Energy shortages punish Argentine July industrial production
Argentina's July industrial production grew 2.7% over the same month a year ago and actually declined 2.1% compared to June 2007 because of the energy crisis which forced many factories to reduce production, according to the latest release from the country's Statistics and Census Office, Indec.

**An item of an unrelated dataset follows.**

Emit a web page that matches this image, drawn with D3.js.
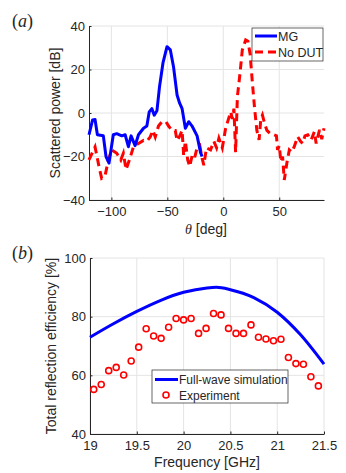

This is the weakest expansion since manufacturing begun recovering in Argentina in 2002. Indec, following on specific instructions from president Nestor Kirchner delayed one day the release of the information which was presented on Friday twofold: one covering all industries and another excluding steel which is the main consumer of gas and/or electricity. The new index shows industry expanding 5.4% over a year ago and 0.4% compared to June. Argentina's steel production in July contracted 26% according to private sources forced by "routine annual stoppages as a consequence of energy supply restrictions". Indec reports production was down 22.5%. But numbers show that other sectors also contracted. Two of the eight car manufacturers took a break and overall production was up 16.9% in July, well below the average 32 percentage since the beginning of the year. Manufacturers' capacity utilization was 69.2% very close to the 67.5% of last January when most companies cut back for maintenance, new equipments and personnel vacations. Food production was also down 0.2% in July bringing the overall expansion of the first seven months to 3.4%. The dairy industry was particularly hit, 12.6%, which means annual production has been down 9%. Textiles expanded 1.9% over a year ago; paper and pulp, down 0.4%; petroleum refining expanded 10.2%; chemicals down 3.3% and construction supply industries, the most dynamic in the current Argentine boom, increased 8.5%. In the first seven months of 2007, industrial production increased 5.8%, two points less than the same period a year ago. If steel is excluded the percentage jumps to 7.5% almost equaling 2006. The Argentine energy crisis also impacted on the trade surplus which dropped from 961 million US dollars in July 2006 to below 470 million this July, almost 50%. Trade surplus was already eroding during the first six months but at a 17% rate. The July change can be explained because of larger imports of gas, electricity, fuels, fertilizers and consumer goods. On the other hand energy exports contracted and other manufactured goods overseas sales slowed down because of the shortage of gas and electricity. Imports ballooned in July 45% to 4.124 billion US dollars with energy related purchases representing 54% of the increase. Exports expanded 21% to 6.6 billion US dollars, mainly oils, seeds and grains, which are also facing a bullish market and an average 5% increase in prices.